When they reached the Fairy Knowe, he spoke the same words that he
had spoken the night before. “Open, open, Green Hill, and let the
young Prince in with his horse and his hound.” And when the Green
Hill opened, Katherine added softly, “And his lady behind him.” So
they all passed in together.
Katherine seated herself on a stone, and looked around her. The same
revels were going on as yesternight, and the Prince was soon in the
thick of them, dancing and laughing madly. The girl watched him
narrowly, wondering if she would ever be able to find out what would
restore him to his right mind; and, as she was watching him, the
same little bairn who had played with the magic wand came up to her
again. Only this time he was playing with a little bird.
And as he played, one of the dancers passed by, and, turning to her
partner, said lightly, “Three bites of that birdie would lift the
Prince’s sickness, and make him as well as he ever was.” Then she
joined in the dance again, leaving Katherine sitting upright on her
stone quivering with excitement.
If only she could get that bird the Prince might be cured! Very
carefully she began to shake some nuts out of her pocket, and roll
them across the floor towards the child.
He picked them up eagerly, letting go the bird as he did so; and, in
an instant, Katherine caught it, and hid it under her apron.
In no long time after that the cock crew, and the Prince and she set
out on their homeward ride. But this morning, instead of cracking
nuts, she killed and plucked the bird, scattering its feathers all
along the road; and the instant she gained the Prince's room, and
had seen him safely into bed, she put it on a spit in front of the
fire and began to roast it.
And soon it began to frizzle, and get brown, and smell deliciously,
and the Prince, in his bed in the corner, opened his eyes and
murmured faintly, “How I wish I had a bite of that birdie."
When she heard the words Katherine's heart jumped for joy, and as
soon as the bird was roasted she cut a little piece from its breast
and popped it into the Prince's mouth.
When he had eaten it his strength seemed to come back somewhat, for
he rose on his elbow and looked at his nurse. “Oh! if I had but
another bite of that birdie!" he said. And his voice was certainly
So Katherine gave him another piece, and when he had eaten that he
sat right up in bed.
"Oh! if I had but a third bite o' that birdie!" he cried. And now
the colour was coming back into his face, and his eyes were shining.

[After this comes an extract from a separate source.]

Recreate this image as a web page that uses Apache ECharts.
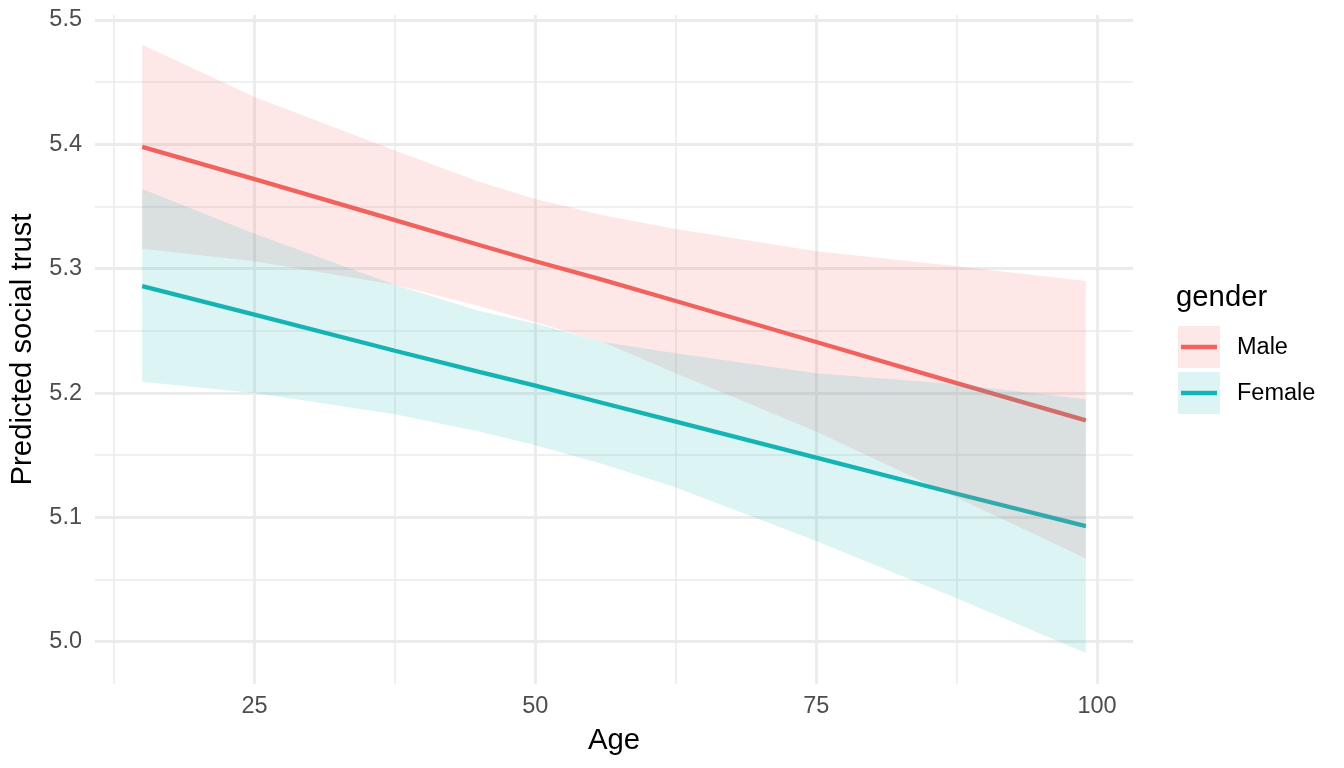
<!DOCTYPE html>
<html><head><meta charset="utf-8">
<script src="https://cdn.jsdelivr.net/npm/echarts@6/dist/echarts.min.js"></script>
<style>html,body{margin:0;padding:0;background:#fff}#c{width:1344px;height:768px}</style>
</head><body><div id="c"></div>
<script>
// ---- data ----
const ages        = [15, 25, 37.5, 45, 50, 56, 62.5, 75, 87.5, 99];
const maleFit     = [5.398, 5.372, 5.339, 5.319, 5.306, 5.291, 5.274, 5.241, 5.208, 5.178];
const maleUpper   = [5.480, 5.438, 5.395, 5.370, 5.356, 5.343, 5.332, 5.314, 5.302, 5.290];
const maleLower   = [5.316, 5.306, 5.287, 5.270, 5.257, 5.241, 5.216, 5.169, 5.116, 5.067];
const femaleFit   = [5.286, 5.263, 5.234, 5.217, 5.206, 5.192, 5.177, 5.148, 5.119, 5.093];
const femaleUpper = [5.364, 5.328, 5.287, 5.266, 5.256, 5.241, 5.232, 5.216, 5.207, 5.195];
const femaleLower = [5.209, 5.200, 5.183, 5.169, 5.158, 5.143, 5.124, 5.081, 5.035, 4.991];
const groups      = ['Male', 'Female'];
const xMajorTicks = [25, 50, 75, 100];
const xMinorTicks = [12.5, 37.5, 62.5, 87.5];
const yMajorTicks = [5.0, 5.1, 5.2, 5.3, 5.4, 5.5];
const yMinorTicks = [5.05, 5.15, 5.25, 5.35, 5.45];

// ---- styles ----
const MALE = '#F3625C', FEMALE = '#14B4B5';
const MALE_FILL = 'rgba(243,98,92,0.15)', FEMALE_FILL = 'rgba(20,180,181,0.15)';
const GRID = '#EBEBEB';
const FONT = '"Liberation Sans", Arial, Helvetica, sans-serif';
const X_MIN = 10.8, X_MAX = 103.2, Y_MIN = 4.966, Y_MAX = 5.504;

const pairs = ys => ages.map((a, i) => [a, ys[i]]);

function lineSeries(name, ys, color) {
  return { name, type: 'line', data: pairs(ys), symbol: 'none', z: 2, silent: true,
    lineStyle: { color, width: 4.3, cap: 'butt' }, itemStyle: { color } };
}
function bandSeries(name, up, lo, fill, z) {
  return {
    name: name + ' band', type: 'custom', z, silent: true,
    data: [[ages[0], up[0]]],
    renderItem: (params, api) => {
      const top = ages.map((a, i) => api.coord([a, up[i]]));
      const bot = ages.map((a, i) => api.coord([a, lo[i]])).reverse();
      return { type: 'polygon', shape: { points: top.concat(bot) }, style: { fill } };
    }
  };
}

const chart = echarts.init(document.getElementById('c'), null, { renderer: 'canvas' });
const legendTop = [326, 372];
const legendColors = [MALE, FEMALE], legendFills = [MALE_FILL, FEMALE_FILL];
const graphic = [{ type: 'text', left: 1176, top: 283, style: { text: 'gender', font: '29.3px ' + FONT, fill: '#000' } }];
groups.forEach((g, i) => {
  graphic.push({ type: 'rect', shape: { x: 1178, y: legendTop[i], width: 42, height: 42 }, style: { fill: legendFills[i] } });
  graphic.push({ type: 'line', shape: { x1: 1181, y1: legendTop[i] + 21, x2: 1217, y2: legendTop[i] + 21 }, style: { stroke: legendColors[i], lineWidth: 4.3 } });
  graphic.push({ type: 'text', x: 1237, y: legendTop[i] + 22, style: { text: g, font: '23.5px ' + FONT, fill: '#000', verticalAlign: 'middle', textVerticalAlign: 'middle' } });
});

chart.setOption({
  animation: false,
  backgroundColor: '#fff',
  grid: { left: 95, top: 15, width: 1038, height: 669, containLabel: false },
  xAxis: [
    { type: 'value', min: X_MIN, max: X_MAX, position: 'bottom',
      axisLine: { show: false }, axisTick: { show: false, customValues: xMajorTicks },
      axisLabel: { customValues: xMajorTicks, fontSize: 23.5, color: '#4D4D4D', margin: 11, fontFamily: FONT },
      splitLine: { show: true, lineStyle: { color: GRID, width: 2.8 } },
      name: 'Age', nameLocation: 'middle', nameGap: 42,
      nameTextStyle: { fontSize: 29.3, color: '#000', fontFamily: FONT } },
    { type: 'value', min: X_MIN, max: X_MAX, position: 'bottom',
      axisLine: { show: false }, axisTick: { show: false, customValues: xMinorTicks },
      axisLabel: { show: false }, splitLine: { show: true, lineStyle: { color: GRID, width: 1.5 } } }
  ],
  yAxis: [
    { type: 'value', min: Y_MIN, max: Y_MAX, position: 'left',
      axisLine: { show: false }, axisTick: { show: false, customValues: yMajorTicks },
      axisLabel: { customValues: yMajorTicks, fontSize: 23.5, color: '#4D4D4D', margin: 13, fontFamily: FONT,
        formatter: v => v.toFixed(1) },
      splitLine: { show: true, lineStyle: { color: GRID, width: 2.8 } },
      name: 'Predicted social trust', nameLocation: 'middle', nameGap: 58, nameRotate: 90,
      nameTextStyle: { fontSize: 29.3, color: '#000', fontFamily: FONT } },
    { type: 'value', min: Y_MIN, max: Y_MAX, position: 'left',
      axisLine: { show: false }, axisTick: { show: false, customValues: yMinorTicks },
      axisLabel: { show: false }, splitLine: { show: true, lineStyle: { color: GRID, width: 1.5 } } }
  ],
  series: [
    lineSeries('Male', maleFit, MALE),
    lineSeries('Female', femaleFit, FEMALE),
    bandSeries('Male', maleUpper, maleLower, MALE_FILL, 3),
    bandSeries('Female', femaleUpper, femaleLower, FEMALE_FILL, 4)
  ],
  graphic
});
</script></body></html>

This time Katherine brought him the whole of the rest of the bird;
and he ate it up greedily, picking the bones quite clean with his
fingers; and when it was finished, he sprang out of bed and dressed
himself, and sat down by the fire.
And when the King came in the morning, with his old housekeeper at
his back, to see how the Prince was, he found him sitting cracking
nuts with his nurse, for Katherine had brought home quite a lot in
her apron pocket.
The King was so delighted to find his son cured that he gave all the
credit to Katherine Crackernuts, as he called her, and he gave
orders at once that the Prince should marry her. “For," said he, “a
maiden who is such a good nurse is sure to make a good Queen."
The Prince was quite willing to do as his father bade him; and,
while they were talking together, his younger brother came in,
leading Princess Velvet-Cheek by the hand, whose acquaintance he had
made but yesterday, declaring that he had fallen in love with her,
and that he wanted to marry her immediately.
So it all fell out very well, and everybody was quite pleased; and
the two weddings took place at once, and, unless they be dead
sinsyne, the young couples are living yet.